• [TASK REQUIREMENTS] Copy out each line exactly; pictures stay out of the copy.

• [COLLECTED DATA]
• • • • •

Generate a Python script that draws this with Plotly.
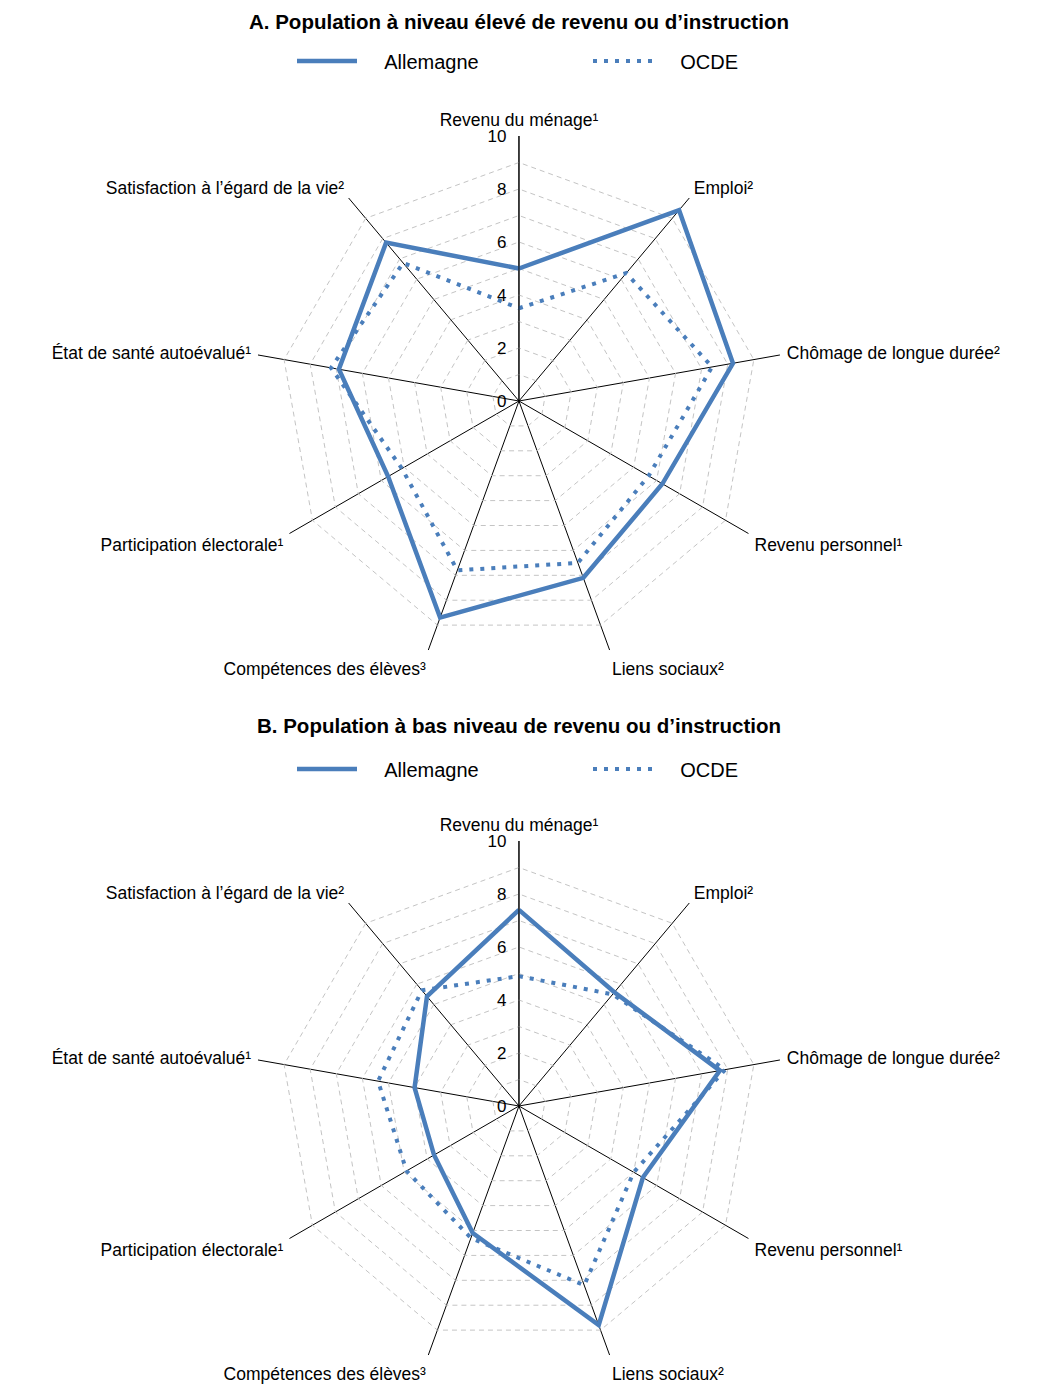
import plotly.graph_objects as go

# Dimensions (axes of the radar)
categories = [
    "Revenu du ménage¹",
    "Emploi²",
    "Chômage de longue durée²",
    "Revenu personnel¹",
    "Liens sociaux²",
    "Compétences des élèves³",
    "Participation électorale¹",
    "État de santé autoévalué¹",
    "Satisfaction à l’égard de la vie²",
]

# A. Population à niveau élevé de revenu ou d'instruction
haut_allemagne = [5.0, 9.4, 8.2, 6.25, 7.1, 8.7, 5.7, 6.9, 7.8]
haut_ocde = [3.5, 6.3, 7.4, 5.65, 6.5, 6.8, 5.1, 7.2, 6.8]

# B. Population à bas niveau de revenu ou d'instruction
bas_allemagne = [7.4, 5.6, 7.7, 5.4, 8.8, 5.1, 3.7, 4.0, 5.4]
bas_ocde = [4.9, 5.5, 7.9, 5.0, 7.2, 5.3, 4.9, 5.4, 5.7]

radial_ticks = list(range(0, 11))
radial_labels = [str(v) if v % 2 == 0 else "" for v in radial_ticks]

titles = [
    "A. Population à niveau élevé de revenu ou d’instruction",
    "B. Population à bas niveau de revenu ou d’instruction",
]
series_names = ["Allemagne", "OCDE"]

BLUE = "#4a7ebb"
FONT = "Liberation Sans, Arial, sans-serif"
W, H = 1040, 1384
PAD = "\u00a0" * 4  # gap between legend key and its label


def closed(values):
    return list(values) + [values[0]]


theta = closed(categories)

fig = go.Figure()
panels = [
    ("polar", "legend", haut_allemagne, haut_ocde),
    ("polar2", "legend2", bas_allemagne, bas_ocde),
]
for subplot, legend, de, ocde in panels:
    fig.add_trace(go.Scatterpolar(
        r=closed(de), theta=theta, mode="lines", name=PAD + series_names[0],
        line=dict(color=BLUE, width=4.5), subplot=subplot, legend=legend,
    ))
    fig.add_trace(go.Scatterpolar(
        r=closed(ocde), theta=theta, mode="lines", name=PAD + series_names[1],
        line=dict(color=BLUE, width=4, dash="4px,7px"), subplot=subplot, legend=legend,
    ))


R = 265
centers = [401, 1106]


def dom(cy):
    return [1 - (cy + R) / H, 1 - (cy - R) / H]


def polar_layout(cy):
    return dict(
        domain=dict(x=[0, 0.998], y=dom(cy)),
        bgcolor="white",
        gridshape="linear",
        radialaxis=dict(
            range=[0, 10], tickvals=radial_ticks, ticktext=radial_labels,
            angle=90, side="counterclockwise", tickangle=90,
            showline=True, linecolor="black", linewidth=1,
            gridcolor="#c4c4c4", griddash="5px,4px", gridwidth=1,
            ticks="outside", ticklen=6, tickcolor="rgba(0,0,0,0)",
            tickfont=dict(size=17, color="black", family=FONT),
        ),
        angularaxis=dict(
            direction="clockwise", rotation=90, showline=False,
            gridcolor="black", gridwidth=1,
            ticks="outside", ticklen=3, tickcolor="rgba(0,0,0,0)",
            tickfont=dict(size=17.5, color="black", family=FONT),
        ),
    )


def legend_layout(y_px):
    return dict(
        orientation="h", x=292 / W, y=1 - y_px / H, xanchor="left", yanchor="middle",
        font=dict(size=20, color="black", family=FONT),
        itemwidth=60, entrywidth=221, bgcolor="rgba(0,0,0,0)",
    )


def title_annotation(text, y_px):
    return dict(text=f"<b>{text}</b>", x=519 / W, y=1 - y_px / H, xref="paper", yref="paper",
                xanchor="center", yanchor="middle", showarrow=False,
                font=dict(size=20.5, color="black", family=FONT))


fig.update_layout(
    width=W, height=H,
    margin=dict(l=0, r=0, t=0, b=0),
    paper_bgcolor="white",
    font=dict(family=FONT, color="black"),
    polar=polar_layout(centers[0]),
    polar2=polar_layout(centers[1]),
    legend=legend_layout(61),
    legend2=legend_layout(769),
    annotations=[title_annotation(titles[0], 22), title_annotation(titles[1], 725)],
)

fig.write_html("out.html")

• • • • •

• [WORKED SOLUTION]
Generate a Python script that draws this with Plotly.
import plotly.graph_objects as go

# Dimensions (axes of the radar)
categories = [
    "Revenu du ménage¹",
    "Emploi²",
    "Chômage de longue durée²",
    "Revenu personnel¹",
    "Liens sociaux²",
    "Compétences des élèves³",
    "Participation électorale¹",
    "État de santé autoévalué¹",
    "Satisfaction à l’égard de la vie²",
]

# A. Population à niveau élevé de revenu ou d'instruction
haut_allemagne = [5.0, 9.4, 8.2, 6.25, 7.1, 8.7, 5.7, 6.9, 7.8]
haut_ocde = [3.5, 6.3, 7.4, 5.65, 6.5, 6.8, 5.1, 7.2, 6.8]

# B. Population à bas niveau de revenu ou d'instruction
bas_allemagne = [7.4, 5.6, 7.7, 5.4, 8.8, 5.1, 3.7, 4.0, 5.4]
bas_ocde = [4.9, 5.5, 7.9, 5.0, 7.2, 5.3, 4.9, 5.4, 5.7]

radial_ticks = list(range(0, 11))
radial_labels = [str(v) if v % 2 == 0 else "" for v in radial_ticks]

titles = [
    "A. Population à niveau élevé de revenu ou d’instruction",
    "B. Population à bas niveau de revenu ou d’instruction",
]
series_names = ["Allemagne", "OCDE"]

BLUE = "#4a7ebb"
FONT = "Liberation Sans, Arial, sans-serif"
W, H = 1040, 1384
PAD = "\u00a0" * 4  # gap between legend key and its label


def closed(values):
    return list(values) + [values[0]]


theta = closed(categories)

fig = go.Figure()
panels = [
    ("polar", "legend", haut_allemagne, haut_ocde),
    ("polar2", "legend2", bas_allemagne, bas_ocde),
]
for subplot, legend, de, ocde in panels:
    fig.add_trace(go.Scatterpolar(
        r=closed(de), theta=theta, mode="lines", name=PAD + series_names[0],
        line=dict(color=BLUE, width=4.5), subplot=subplot, legend=legend,
    ))
    fig.add_trace(go.Scatterpolar(
        r=closed(ocde), theta=theta, mode="lines", name=PAD + series_names[1],
        line=dict(color=BLUE, width=4, dash="4px,7px"), subplot=subplot, legend=legend,
    ))


R = 265
centers = [401, 1106]


def dom(cy):
    return [1 - (cy + R) / H, 1 - (cy - R) / H]


def polar_layout(cy):
    return dict(
        domain=dict(x=[0, 0.998], y=dom(cy)),
        bgcolor="white",
        gridshape="linear",
        radialaxis=dict(
            range=[0, 10], tickvals=radial_ticks, ticktext=radial_labels,
            angle=90, side="counterclockwise", tickangle=90,
            showline=True, linecolor="black", linewidth=1,
            gridcolor="#c4c4c4", griddash="5px,4px", gridwidth=1,
            ticks="outside", ticklen=6, tickcolor="rgba(0,0,0,0)",
            tickfont=dict(size=17, color="black", family=FONT),
        ),
        angularaxis=dict(
            direction="clockwise", rotation=90, showline=False,
            gridcolor="black", gridwidth=1,
            ticks="outside", ticklen=3, tickcolor="rgba(0,0,0,0)",
            tickfont=dict(size=17.5, color="black", family=FONT),
        ),
    )


def legend_layout(y_px):
    return dict(
        orientation="h", x=292 / W, y=1 - y_px / H, xanchor="left", yanchor="middle",
        font=dict(size=20, color="black", family=FONT),
        itemwidth=60, entrywidth=221, bgcolor="rgba(0,0,0,0)",
    )


def title_annotation(text, y_px):
    return dict(text=f"<b>{text}</b>", x=519 / W, y=1 - y_px / H, xref="paper", yref="paper",
                xanchor="center", yanchor="middle", showarrow=False,
                font=dict(size=20.5, color="black", family=FONT))


fig.update_layout(
    width=W, height=H,
    margin=dict(l=0, r=0, t=0, b=0),
    paper_bgcolor="white",
    font=dict(family=FONT, color="black"),
    polar=polar_layout(centers[0]),
    polar2=polar_layout(centers[1]),
    legend=legend_layout(61),
    legend2=legend_layout(769),
    annotations=[title_annotation(titles[0], 22), title_annotation(titles[1], 725)],
)

fig.write_html("out.html")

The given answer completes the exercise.